Forte Energy employs the Pylon AB-5R for cost effective Radon detection

30th June 2011

Forte Energy (Perth) is exploring for uranium in the Sahara Desert of Mauritania with the aid of the Pylon AB-5R. It takes two days of travelling to get to the isolated project area.


The principle techniques are airborne and ground gamma radiometric surveys, with trenching and drilling of suitable anomalies. In some places a thin sand cover is present along the trend of a mineralised zone and as it only takes about 50-70 cm of sand to completely block gamma radiation, we are using radon gas to locate mineralisation below the sand. There are plastic film techniques to detect radon but these require a detector to be left buried in the ground for a month and then sent to a laboratory for processing. This required two visits to the site and a wait until the films are processed, and this is not cost effective.

Instead, Forte Energy is using a Pylon Electronics AB-5R radiation counter with alpha-particle scintillation detectors (Lucas cells) to detect the radon gas. We drill a 50cm hole into the coarse granular soil using a portable gasoline-engined drill and then insert a steel probe with a coupling for the plastic tubes leading to the AB-5R. We measure the cell background for one minute, then use the internal pump to draw up a sample of soil air into the cell where three one-minute counts are then made. Then the cell is flushed with air and the instrument is moved to the next sampling point, usually 10 to 50 meters apart on a grid. Fairly repeatable results can be obtained, the main problem being the "fit" of the steel probe in the hole. It is usually necessary to hammer it down as the hole tends to fill in with fine sand and this makes an almost ideal gas-tight seal around the sampling tube.

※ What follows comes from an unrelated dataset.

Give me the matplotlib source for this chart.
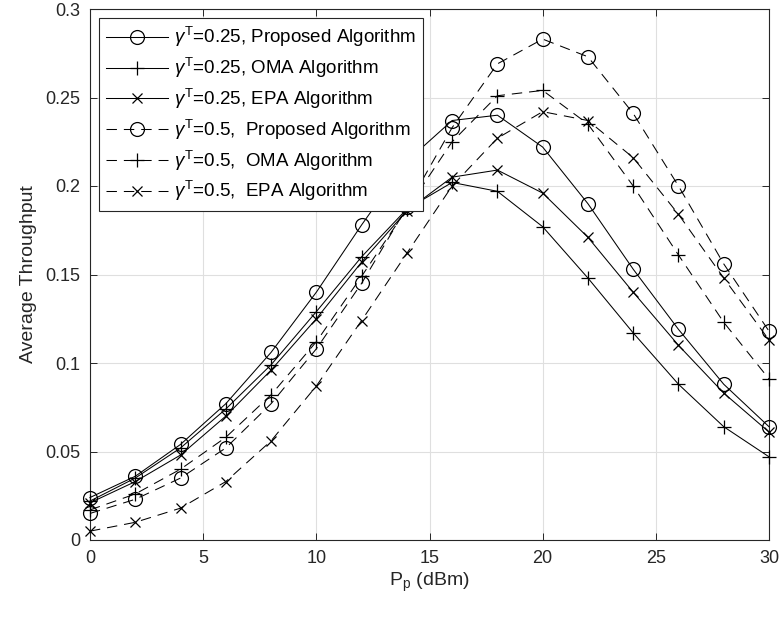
import matplotlib
matplotlib.use("Agg")
import matplotlib.pyplot as plt

plt.rcParams['font.family'] = ['Liberation Sans', 'DejaVu Sans']
plt.rcParams['mathtext.fontset'] = 'custom'
plt.rcParams['mathtext.rm'] = 'Liberation Sans'
plt.rcParams['mathtext.it'] = 'Liberation Sans:italic'
plt.rcParams['mathtext.bf'] = 'Liberation Sans:bold'
plt.rcParams['lines.scale_dashes'] = False

power_dbm = [0, 2, 4, 6, 8, 10, 12, 14, 16, 18, 20, 22, 24, 26, 28, 30]

prop_025 = [0.024, 0.036, 0.054, 0.077, 0.106, 0.140, 0.178, 0.214, 0.237, 0.240, 0.222, 0.190, 0.153, 0.119, 0.088, 0.064]
oma_025 = [0.022, 0.035, 0.052, 0.074, 0.099, 0.129, 0.160, 0.187, 0.202, 0.197, 0.177, 0.148, 0.117, 0.088, 0.064, 0.047]
epa_025 = [0.021, 0.033, 0.048, 0.070, 0.096, 0.125, 0.157, 0.186, 0.205, 0.209, 0.196, 0.171, 0.140, 0.110, 0.083, 0.061]
prop_05 = [0.015, 0.023, 0.035, 0.052, 0.077, 0.108, 0.145, 0.188, 0.233, 0.269, 0.283, 0.273, 0.241, 0.200, 0.156, 0.118]
oma_05 = [0.017, 0.026, 0.040, 0.058, 0.082, 0.112, 0.149, 0.187, 0.225, 0.251, 0.254, 0.235, 0.200, 0.161, 0.123, 0.091]
epa_05 = [0.005, 0.010, 0.018, 0.033, 0.056, 0.087, 0.124, 0.162, 0.200, 0.227, 0.242, 0.237, 0.216, 0.184, 0.148, 0.113]

labels = [
    r'$\gamma^{\mathrm{T}}$=0.25, Proposed Algorithm',
    r'$\gamma^{\mathrm{T}}$=0.25, OMA Algorithm',
    r'$\gamma^{\mathrm{T}}$=0.25, EPA Algorithm',
    r'$\gamma^{\mathrm{T}}$=0.5,  Proposed Algorithm',
    r'$\gamma^{\mathrm{T}}$=0.5,  OMA Algorithm',
    r'$\gamma^{\mathrm{T}}$=0.5,  EPA Algorithm',
]
x_ticks = [0, 5, 10, 15, 20, 25, 30]
y_ticks = [0, 0.05, 0.1, 0.15, 0.2, 0.25, 0.3]
y_tick_labels = ['0', '0.05', '0.1', '0.15', '0.2', '0.25', '0.3']

series = [prop_025, oma_025, epa_025, prop_05, oma_05, epa_05]
markers = ['o', '+', 'x', 'o', '+', 'x']
msizes = [10, 9.5, 7.8, 10, 9.5, 7.8]
solid = [True, True, True, False, False, False]

fig = plt.figure(figsize=(7.83, 6.18), dpi=100)
ax = fig.add_axes([90 / 783, 1 - 540 / 618, (769 - 90) / 783, (540 - 9) / 618])

dark = '#262626'
for ys, m, ms, s, lab in zip(series, markers, msizes, solid, labels):
    line, = ax.plot(power_dbm, ys, color='black', linewidth=0.75, marker=m, markersize=ms,
                    markerfacecolor='none', markeredgecolor='black', markeredgewidth=0.9,
                    label=lab, clip_on=False, zorder=3)
    if not s:
        line.set_dashes((7.5, 5))

ax.set_xlim(0, 30)
ax.set_ylim(0, 0.3)
ax.set_xticks(x_ticks)
ax.set_yticks(y_ticks)
ax.set_yticklabels(y_tick_labels)
ax.grid(True, color='#dfdfdf', linewidth=0.8)
ax.set_axisbelow(True)
ax.tick_params(direction='in', length=5, width=0.7, top=True, right=True,
               labelsize=13, colors=dark, pad=7)
for sp in ax.spines.values():
    sp.set_color(dark)
    sp.set_linewidth(0.8)
    sp.set_zorder(2.5)

ax.set_xlabel(r'P$_{\mathrm{p}}$ (dBm)', fontsize=14, color=dark, labelpad=3)
ax.set_ylabel('Average Throughput', fontsize=14, color=dark, labelpad=6)

leg = ax.legend(loc='upper left', bbox_to_anchor=(9 / 679, 1 - 9 / 531), fontsize=13.5,
                frameon=True, fancybox=False, edgecolor=dark, framealpha=1,
                handlelength=3.3, handletextpad=0.3, labelspacing=0.36, borderpad=0.38,
                borderaxespad=0)
leg.get_frame().set_linewidth(0.8)
leg.set_zorder(5)
for t in leg.get_texts():
    t.set_color('black')

fig.savefig('out.png', dpi=100)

The three counts allow Forte Energy to distinguish the counts due to Radon-222 (a daughter of Uranium) and Radon-220, also known as 'Thoron' (daughter of Thorium) as Thoron has a short half-life of 55 seconds while Radon (222Rn) has a half-life of 3.8 days. Moreover, the count due to 222Rn actually increase by a factor of x3 during the three hours after sampling and this can be discerned in the three mintues after sampling as a slight increase. This is due to the additional alpha-particle emissions from the short-lived daughter products of 222Rn (218Po and 214Pb) which build up rapidly at first and then more slowly until the maximum is reached after about three hours. The 222Rn parent then decays according to the 3.8 day half-life. This can be demonstrated by repeatedly measuring the activity from a cell during the hours and days following sampling.